So yesterday I incubated some streptavidin-coated polystyrene beads (2.1 µ diameter) with some biotin-tagged EcoRI-cut H. influenzae DNA. How many beads? About 3.5 x 10^8. How much DNA? About 2 µg. The mixture was incubated at 37 °C for about 4 hr, first undiluted and then diluted to 50 ml in TE buffer. I washed the unbound DNA off the beads by drawing the mixture through a filter with 0.2 µ pores; I expected this to retain the beads but allow the unbound DNA to pass through. I washed the filter by drawing 25 ml of TE buffer through it, five times. This was a slightly less thorough series of washes than it sounds, because I tried not to always leave a little bit of buffer on the filter, worrying that if it was sucked dry the beads might be difficult to recover. But I didn't always succeed so the washes were pretty thorough. The thoroughness of the washes becomes important below.
I put the filter into a tube with a ml of THE and agitated it a lot to resuspend as many of the beads as possible. I then used the hemocytometer to count the resuspended beads and a comparable input bead suspension. This showed that I'd recovered more than 90% of the beads. Then I used Picogreen to measure the amount of DNA in the bead suspension: 330 ng/ml. This let me calculate how much DNA was on each bead: about 1000 kb! The average fragment size of EcoRI-cut H. influenzae DNA is about 3-4 kb, so this is about 300 DNA fragments per bead.
I was initially quite pleased with this result, but then started worrying that this was to high to be true. Is there even room on a 2.1 µ bead for this many fragments? And 1000 kb is more than half a H. influenzae genome. I rechecked my calculations, and they all seemed correct. I had never tested whether the filter-washing procedure worked as I thought it should - might much of the DNA have been trapped on the filter rather than being wwashed away, and might it then have been resuspended along with the beads? If so, most of the DNA in my washed beads prep might not be bound to the beads
So this morning I pelletted the beads, removing all but ~20 µl of the supernatant before resuspending them in another ml of TE, and did Picogreen assays on both the bead-free supernatant and the resuspended beads. This showed that about 75% of the DNA was indeed on the beads. This means I have lots of beads with lots of DNA on them, ready for many tweezers experiments.
Yesterday I also used the washed beads to transform competent cells.

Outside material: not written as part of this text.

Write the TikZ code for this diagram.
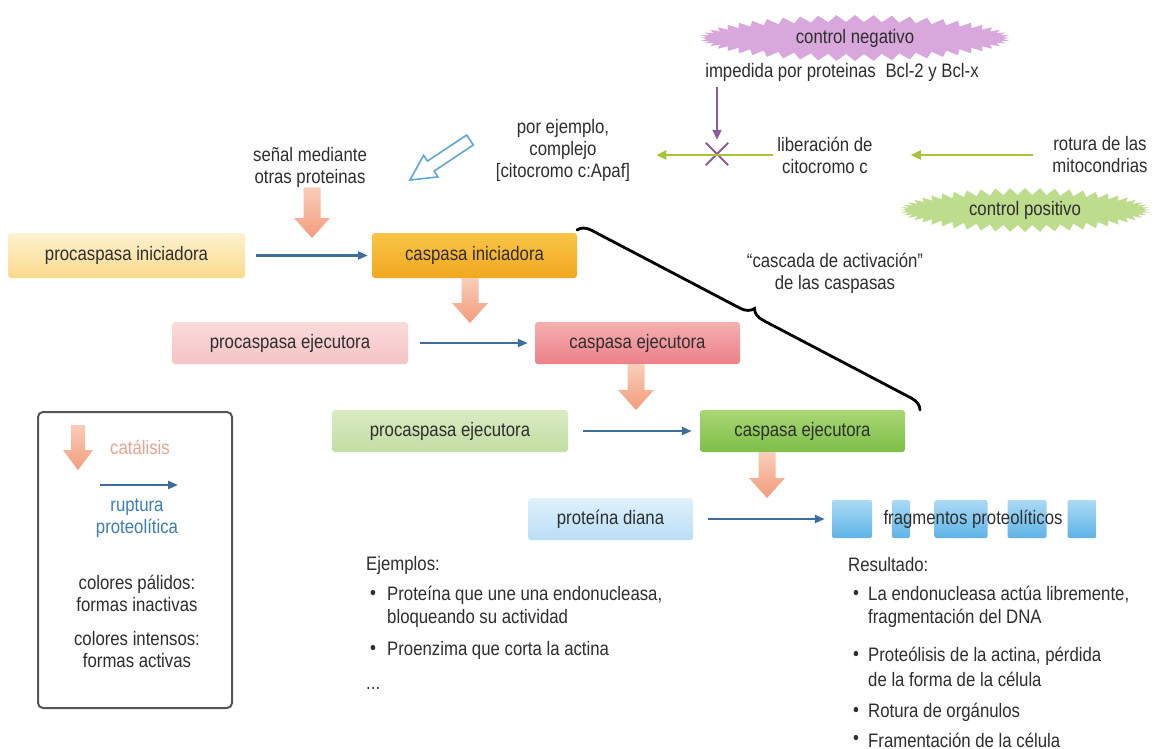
\documentclass[tikz,border=0pt]{standalone}
\usepackage{fontspec}
\setmainfont{Liberation Sans}[FakeStretch=0.86]
\usetikzlibrary{arrows.meta,shapes.symbols,decorations.pathreplacing,calc}
\definecolor{txt}{HTML}{2E2E2E}
\definecolor{piT}{HTML}{FEF2CF}\definecolor{piB}{HTML}{FAD98C}
\definecolor{ciT}{HTML}{FAC547}\definecolor{ciB}{HTML}{F2A71F}
\definecolor{peaT}{HTML}{FADADB}\definecolor{peaB}{HTML}{F5C3C5}
\definecolor{ceaT}{HTML}{F5AFB1}\definecolor{ceaB}{HTML}{EC8088}
\definecolor{pebT}{HTML}{D9EBC3}\definecolor{pebB}{HTML}{C2DEA3}
\definecolor{cebT}{HTML}{A9D675}\definecolor{cebB}{HTML}{7DBF47}
\definecolor{pdT}{HTML}{E1F1FC}\definecolor{pdB}{HTML}{B8DEF6}
\definecolor{frT}{HTML}{ABDAF5}\definecolor{frB}{HTML}{5EB3E6}
\definecolor{salT}{HTML}{F9CDB8}\definecolor{salB}{HTML}{F39C7C}
\definecolor{cattxt}{HTML}{E9A492}
\definecolor{bluetxt}{HTML}{3C7DB5}
\definecolor{blueln}{HTML}{3D6D9C}
\definecolor{greenln}{HTML}{A5C43A}
\definecolor{purpleln}{HTML}{8C5BA0}
\definecolor{negfill}{HTML}{D8A7DB}
\definecolor{posfill}{HTML}{BDDC8C}
\definecolor{hollow}{HTML}{5EA8D8}
\definecolor{legln}{HTML}{555555}
\newcommand\fatdown[4]{%
  \shade[top color=salT, bottom color=salB]
    ($(#1)+(-#3,0)$) -- ($(#2)+(-#3,-20)$) -- ($(#2)+(-#4,-20)$) -- (#2)
    -- ($(#2)+(#4,-20)$) -- ($(#2)+(#3,-20)$) -- ($(#1)+(#3,0)$) -- cycle;}
\begin{document}
\begin{tikzpicture}[x=1pt,y=-1pt,
  every node/.style={font=\fontsize{19.5}{22}\selectfont, text=txt, inner sep=0pt},
  box/.style={rectangle, rounded corners=3pt},
  lbl/.style={align=center},
  bluearr/.style={draw=blueln, line width=2.2pt, -{Triangle[length=10pt,width=8pt]}},
  greenarr/.style={draw=greenln, line width=2.2pt, -{Triangle[length=10pt,width=9pt]}},
  burst/.style={starburst, starburst points=52, starburst point height=7pt, random starburst=0}]
\fill[white] (0,0) rectangle (1154,749);
\useasboundingbox (0,0) rectangle (1154,749);

% control bursts
\node[burst, fill=negfill, minimum width=310pt, minimum height=46pt] (neg) at (855,38) {control negativo};
\node[burst, fill=posfill, minimum width=250pt, minimum height=44pt] (pos) at (1025,210) {control positivo};

% top texts
\node[lbl] (imp) at (842,72) {impedida por proteinas\hspace{5pt} Bcl-2 y Bcl-x};
\node[minimum size=22pt] (X) at (717,154) {};
\draw[purpleln, line width=2pt] (X.north west) -- (X.south east) (X.north east) -- (X.south west);
\draw[draw=purpleln, line width=2pt, -{Triangle[length=10pt,width=9pt]}, shorten <=6pt, shorten >=3pt] (imp.south -| X) -- (X.north);
\node[lbl] (lib) at (825,155) {liberación de\\citocromo c};
\node[lbl] (rot) at (1100,155) {rotura de las\\mitocondrias};
\node[lbl] (porej) at (563,150) {por ejemplo,\\complejo\\{[}citocromo c:Apaf{]}};
\draw[greenarr, shorten <=4pt, shorten >=26pt] (lib.west) -- (lib.west -| porej.east);
\draw[greenarr, shorten <=19pt, shorten >=38pt] (rot.west) -- (lib.east);

% hollow arrow
\draw[hollow, fill=white, line width=1.6pt, line join=miter]
  (466.7,135.0) -- (427.5,161.1) -- (423.6,155.3) -- (410,180) -- (438.0,176.9) -- (434.1,171.1) -- (473.3,145.0) -- cycle;

\node[lbl] (sen) at (310,167) {señal mediante\\otras proteinas};

% boxes
\node[box, minimum width=237pt, minimum height=45pt, top color=piT, bottom color=piB] (pi) at (126.5,255.5) {procaspasa iniciadora};
\node[box, minimum width=205pt, minimum height=45pt, top color=ciT, bottom color=ciB] (ci) at (474.5,255.5) {caspasa iniciadora};
\node[box, minimum width=236pt, minimum height=42pt, top color=peaT, bottom color=peaB] (pea) at (290,343) {procaspasa ejecutora};
\node[box, minimum width=205pt, minimum height=42pt, top color=ceaT, bottom color=ceaB] (cea) at (637.5,343) {caspasa ejecutora};
\node[box, minimum width=236pt, minimum height=42pt, top color=pebT, bottom color=pebB] (peb) at (450,431) {procaspasa ejecutora};
\node[box, minimum width=205pt, minimum height=42pt, top color=cebT, bottom color=cebB] (ceb) at (802.5,431) {caspasa ejecutora};
\node[box, minimum width=165pt, minimum height=42pt, top color=pdT, bottom color=pdB] (pd) at (610.5,519) {proteína diana};
\foreach \n/\cx/\w in {f1/852/40, f2/901/18, f3/961/53, f4/1027/39, f5/1082/29}
  \node[box, rounded corners=2pt, minimum width=\w pt, minimum height=38pt, top color=frT, bottom color=frB] (\n) at (\cx,519) {};
\node (frag) at (973,519) {fragmentos proteolíticos};

% proteolysis arrows
\draw[bluearr, shorten <=11pt, shorten >=4pt] (pi) -- (ci);
\draw[bluearr, shorten <=12pt, shorten >=7pt] (pea) -- (cea);
\draw[bluearr, shorten <=15pt, shorten >=8pt] (peb) -- (ceb);
\draw[bluearr, shorten <=15pt, shorten >=7pt] (pd) -- (f1);

% catalysis arrows
\coordinate (t0) at (312,238);
\coordinate (t1) at (470,323);
\coordinate (t2) at (636,410);
\coordinate (t3) at (767,498);
\fatdown{sen.south -| t0}{t0}{8.5}{18}
\fatdown{ci.south -| t1}{t1}{8.5}{18}
\fatdown{cea.south -| t2}{t2}{8.5}{18}
\fatdown{ceb.south -| t3}{t3}{8.5}{18}

% cascade brace
\coordinate (bs) at (577,230);
\coordinate (be) at (920,410);
\draw[line width=2.8pt, line cap=round, decorate, decoration={brace, amplitude=13pt}] (bs) -- (be);
\node[lbl] (casc) at (835,273) {“cascada de activación”\\de las caspasas};

% legend
\node[draw=legln, line width=2pt, rounded corners=5pt, minimum width=194pt, minimum height=296pt] (leg) at (135,560) {};
\coordinate (la) at (78,425);
\coordinate (lb) at (78,470);
\fatdown{la}{lb}{7}{15}
\node[text=cattxt] (cat) at (140,447) {catálisis};
\coordinate (lr1) at (100,485);
\coordinate (lr2) at (178,485);
\draw[bluearr] (lr1) -- (lr2);
\node[lbl, text=bluetxt] (rup) at (137,518) {ruptura\\proteolítica};
\node[lbl] (pal) at (137,593) {colores pálidos:\\formas inactivas};
\node[lbl] (int) at (137,650) {colores intensos:\\formas activas};

% examples
\node[anchor=west] (ej) at (366,565) {Ejemplos:};
\node[anchor=west] (b1) at (370,595) {•};
\node[anchor=west] (e1) at (387,595) {Proteína que une una endonucleasa,};
\node[anchor=west] (e1b) at (387,618) {bloqueando su actividad};
\node[anchor=west] (b2) at (370,650) {•};
\node[anchor=west] (e2) at (387,650) {Proenzima que corta la actina};
\node[anchor=west] (dots) at (366,688) {...};

% results
\node[anchor=west] (res) at (848,565) {Resultado:};
\node[anchor=west] (r1b) at (853,595) {•};
\node[anchor=west] (r1) at (868,595) {La endonucleasa actúa libremente,};
\node[anchor=west] (r1c) at (868,618) {fragmentación del DNA};
\node[anchor=west] (r2b) at (853,656) {•};
\node[anchor=west] (r2) at (868,656) {Proteólisis de la actina, pérdida};
\node[anchor=west] (r2c) at (868,679) {de la forma de la célula};
\node[anchor=west] (r3b) at (853,712) {•};
\node[anchor=west] (r3) at (868,712) {Rotura de orgánulos};
\node[anchor=west] (r4b) at (853,740) {•};
\node[anchor=west] (r4) at (868,740) {Framentación de la célula};
\end{tikzpicture}
\end{document}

Preliminary colony counts (the plates need longer incubation) suggest that the transformation frequency was very low (about 10^-7), much lower than expected for the presumed DNA concentration of ~100 ng/ml. This is consistent with much of the DNA being inaccessible to the cells. (But I should go back and check a control transformation I did in another experiment, in case the EcrRI-cut DNA always transforms poorly*.)
* Indeed, EcoRI cuts within the gyrB (NovR) gene, and even when the DNA was not bound to beads the transformation frequency was only 1.3 x 10^7.